There are only three factors that shape your dog’s behavior, and in most cases theres nothing you can do about the first two, except to be mindful of them. The third is generally where the magic happens, but you need to be aware of all three if you want to maximize the potential in your relationship with your dog.
1 - Your dog’s genetic inheritance. Natural and artificial selection over multiple generations have shaped your dog’s drives, instincts, and reactions.
One way to think about this is that, first and foremost, your dog is a dog. You are a human. There is a chasm between you. Your dog is going to interact with you as though you were another dog. You are going to have a tendency to treat your dog like a person. The miracle is that for the most part this arrangement works. Where it breaks down, the chasm must be bridged. Dogs do not build bridges. It’s up to the human to figure out how to interact with the dog in a way that makes sense to the dog.
The other thing to consider is there are variations between groups, breeds and individual dogs. Your training should take these differences into account. Though you could train a high-drive malinois and a subdued King Charles spaniel using the exact same techniques, it’s not the best way of doing things. Although most people looking into training have already selected a dog, it’s worth noting that choosing the right dog for you and your life has a huge effect on how successful you will be in your relationship with that dog, and what kind of training work you have ahead of you to get there. Selection is wildly overlooked as a factor for most people. They fall in love with the look of a dog, it’s story, or how that dog or breed reflects on their self image. There is a reason selection precedes training for service dogs, students at universities and navy SEALs. Even if you love training your dog, you probably should select one with traits that fit your goals and drives, and is compatible with your training style and temperament.
2 - The connection that your dog has made between past behaviors and stimuli and the responses they’ve associated with them. Dogs learn by association. Unless your dog was born in your home, he will come with some associations pre-installed. The older your dog is when you get him, and the less you know about his past the more you need to be aware of this factor. This is neither good nor bad, as most dogs will come with useful associations (like some obedience training or socialization) and problematic ones (such as inconvenient behaviors or fears). It is generally easier to have the opportunity to shape associations and build behaviors than to try to modify existing ones, but you also carry a significant burden of responsibility to do so.
Training programs where the trainer works directly with your dog basically create a future where your dog has had some useful associations installed. There is value in this, but without some training for the dog’s owner in the next factor, that value is limited. An obedience champion placed in a home with no understanding of training will not be the same dog 6 months later. When people say their dog is “trained” or has been trained, but are unhappy with his current behavior they are most likely missing out on the third and final factor.

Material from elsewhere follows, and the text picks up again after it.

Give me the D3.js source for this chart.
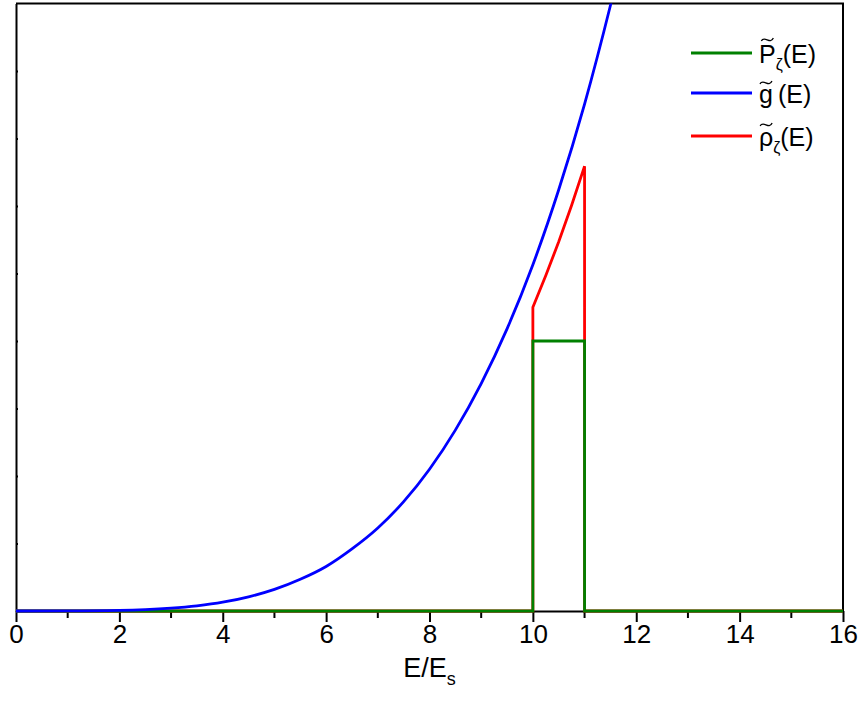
<!DOCTYPE html>
<html>
<head>
<meta charset="utf-8">
<script src="https://cdn.jsdelivr.net/npm/d3@7"></script>
<style>
  body { margin: 0; background: #fff; }
  svg { font-family: "Liberation Sans", Arial, sans-serif; }
</style>
</head>
<body>
<div id="chart"></div>
<script>
// values (y in tick units, 9 divisions on the y axis)
var gE   = [0, 1, 2, 2.5, 3, 3.5, 4, 4.5, 5, 5.5, 6, 6.5, 7, 7.5, 8, 8.5, 9, 9.5, 10, 10.5, 11, 11.5, 11.7];
var gVal = [0, 0.0005, 0.008, 0.02, 0.042, 0.077, 0.13, 0.21, 0.32, 0.47, 0.66, 0.92, 1.23, 1.62, 2.10, 2.68, 3.37, 4.18, 5.13, 6.24, 7.51, 8.97, 9.6];

var pE   = [0, 10, 10, 11, 11, 16];
var pVal = [0, 0, 4, 4, 0, 0];

var rhoE   = [0, 10, 10, 10.25, 10.5, 10.75, 11, 11, 16];
var rhoVal = [0, 0, 4.5, 4.97, 5.47, 6.01, 6.59, 0, 0];

var xMajor = [0, 2, 4, 6, 8, 10, 12, 14, 16];
var xMinor = [1, 3, 5, 7, 9, 11, 13, 15];
var yTicks = [1, 2, 3, 4, 5, 6, 7, 8];

var legendNames = ["P", "g", "\u03C1"];
var legendSubs  = ["\u03B6", "", "\u03B6"];
var tildeLift   = [14, 11, 12];
var colors = ["#008000", "#0000ff", "#ff0000"];

var w = 860, h = 719;
var margin = {top: 3.5, right: 17, bottom: 108, left: 16};

var svg = d3.select("#chart")
    .append("svg")
    .attr("width", w)
    .attr("height", h);

var xScale = d3.scaleLinear()
    .domain([0, 16])
    .range([margin.left, w - margin.right]);
var yScale = d3.scaleLinear()
    .domain([0, 9])
    .range([h - margin.bottom, margin.top]);

// clip for the curves
svg.append("defs").append("clipPath")
    .attr("id", "clip")
    .append("rect")
    .attr("x", margin.left)
    .attr("y", margin.top)
    .attr("width", xScale(16) - xScale(0))
    .attr("height", yScale(0) - yScale(9) + 3);

// frame: top and right
svg.append("path")
    .attr("d", "M" + xScale(0) + "," + yScale(9) + "H" + xScale(16) + "V" + yScale(0))
    .attr("fill", "none")
    .attr("stroke", "#000")
    .attr("stroke-width", 2);

// bottom axis
var xAxis = d3.axisBottom(xScale).tickValues(xMajor).tickSize(11).tickPadding(3).tickSizeOuter(0);
var gx = svg.append("g")
    .attr("transform", "translate(0," + yScale(0) + ")")
    .call(xAxis);
gx.select(".domain").attr("stroke-width", 2);
gx.selectAll(".tick line").attr("stroke-width", 2);
gx.selectAll(".tick text")
    .attr("font-size", 26)
    .attr("fill", "#000")
    .attr("font-family", "Liberation Sans, Arial, sans-serif");

gx.selectAll(".minor")
    .data(xMinor)
    .enter()
    .append("line")
    .attr("x1", function(d){ return xScale(d); })
    .attr("x2", function(d){ return xScale(d); })
    .attr("y1", 0)
    .attr("y2", 7)
    .attr("stroke", "#000")
    .attr("stroke-width", 2);

// left axis, small inside ticks and no labels
var yAxis = d3.axisRight(yScale).tickValues(yTicks).tickSize(2).tickFormat("").tickSizeOuter(0);
var gy = svg.append("g")
    .attr("transform", "translate(" + xScale(0) + ",0)")
    .call(yAxis);
gy.select(".domain").attr("stroke-width", 2);
gy.selectAll(".tick line").attr("stroke-width", 2);

// axis title
var title = svg.append("text")
    .attr("x", (xScale(0) + xScale(16)) / 2)
    .attr("y", 677)
    .attr("text-anchor", "middle")
    .attr("font-size", 27)
    .attr("fill", "#000");
title.append("tspan").text("E/E");
title.append("tspan").attr("font-size", 18).attr("dy", 8).text("s");

// curves
var line = d3.line()
    .x(function(d){ return xScale(d[0]); })
    .y(function(d){ return yScale(d[1]); });
var smooth = d3.line()
    .curve(d3.curveMonotoneX)
    .x(function(d){ return xScale(d[0]); })
    .y(function(d){ return yScale(d[1]); });

var plot = svg.append("g").attr("clip-path", "url(#clip)");

plot.append("path")
    .datum(d3.zip(rhoE, rhoVal))
    .attr("d", line)
    .attr("fill", "none")
    .attr("stroke", colors[2])
    .attr("stroke-width", 2.8);
plot.append("path")
    .datum(d3.zip(pE, pVal))
    .attr("d", line)
    .attr("fill", "none")
    .attr("stroke", colors[0])
    .attr("stroke-width", 2.8);
plot.append("path")
    .datum(d3.zip(gE, gVal))
    .attr("d", smooth)
    .attr("fill", "none")
    .attr("stroke", colors[1])
    .attr("stroke-width", 2.8);

// legend
var legendY = [53, 93, 136];
var leg = svg.append("g");
legendNames.forEach(function(name, i) {
    leg.append("line")
        .attr("x1", 691).attr("x2", 752)
        .attr("y1", legendY[i]).attr("y2", legendY[i])
        .attr("stroke", colors[i])
        .attr("stroke-width", 2.8);
    var t = leg.append("text")
        .attr("x", 759)
        .attr("y", legendY[i] + 10)
        .attr("font-size", 25)
        .attr("fill", "#000");
    var base = t.append("tspan").text(name);
    if (legendSubs[i]) {
        t.append("tspan").attr("font-size", 16).attr("dy", 7).text(legendSubs[i]);
        t.append("tspan").attr("dy", -7).text("(E)");
    } else {
        t.append("tspan").text("\u2009(E)");
    }
    // tilde drawn as a small wave above the letter
    var bw = base.node().getComputedTextLength();
    var cx = 759 + bw / 2, ty = legendY[i] - tildeLift[i];
    leg.append("path")
        .attr("d", "M" + (cx - 6) + "," + (ty + 2) +
                   " C" + (cx - 3) + "," + (ty - 4) + " " + (cx + 3) + "," + (ty + 6) + " " + (cx + 6) + "," + (ty - 1))
        .attr("fill", "none")
        .attr("stroke", "#000")
        .attr("stroke-width", 1.3);
});
</script>
</body>
</html>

3 - The ongoing feedback that the dog receives from it’s owner, and environment. Dog behavior is a result of the interplay between the dog, the owner and the environment. In most cases changing the dog is not an option - you are going to work with the one you have! The dog’s owner has complete control over their own behavior, as well as the environment that they subject the dog to. What this means is that to change anything in your dogs behavior, you need to take responsibility for changing your actions. The dog, excepting some of those with health issues, is always behaving appropriately as a dog should given his genetic inheritance and past associations.
I’m going to say that again.
The dog, excepting some of those with health issues, is always behaving appropriately as a dog should given his genetic inheritance and past associations.
This is hard medicine for many dog owners. If the dog is right, but his behavior is not what what they expect, there’s only one place to look. Given this maxim, the only way your dog’s behavior will change is if you learn to deliver better feedback consistently enough that the dog forms new and more useful associations.
You’re not a bad dog owner if you don’t know what to do when you realize this. The answer is that maybe you need some help. It may be in the form of a book, video or a blog like this. It might also involve enlisting the help of a trainer. If you need help, remember what it is you’re looking for - you need to learn how to deliver better feedback. A trainer that promises to “fix” your dog’s problem for you is not the solution. He can’t, because the dog is not the problem, you are.
Your dog’s behavior is the result of your relationship. It’s like a dance. Your dog already knows his part. Giving him dance lessons can cover up the problem, but chances are you’re the one who needs the lessons. The obedience champion placed with someone without an understanding of dog behavior can’t cover up the mistakes of his dance partner who doesn’t understand the dance. Not only that, but as the associations that the champion made recede into the past, they get weaker and less reliable without ongoing feedback, and the owner starts asking what’s wrong with the dog.
Getting better at delivering precise, timely, consistent feedback is the secret to bringing out the potential in your relationship with your dog.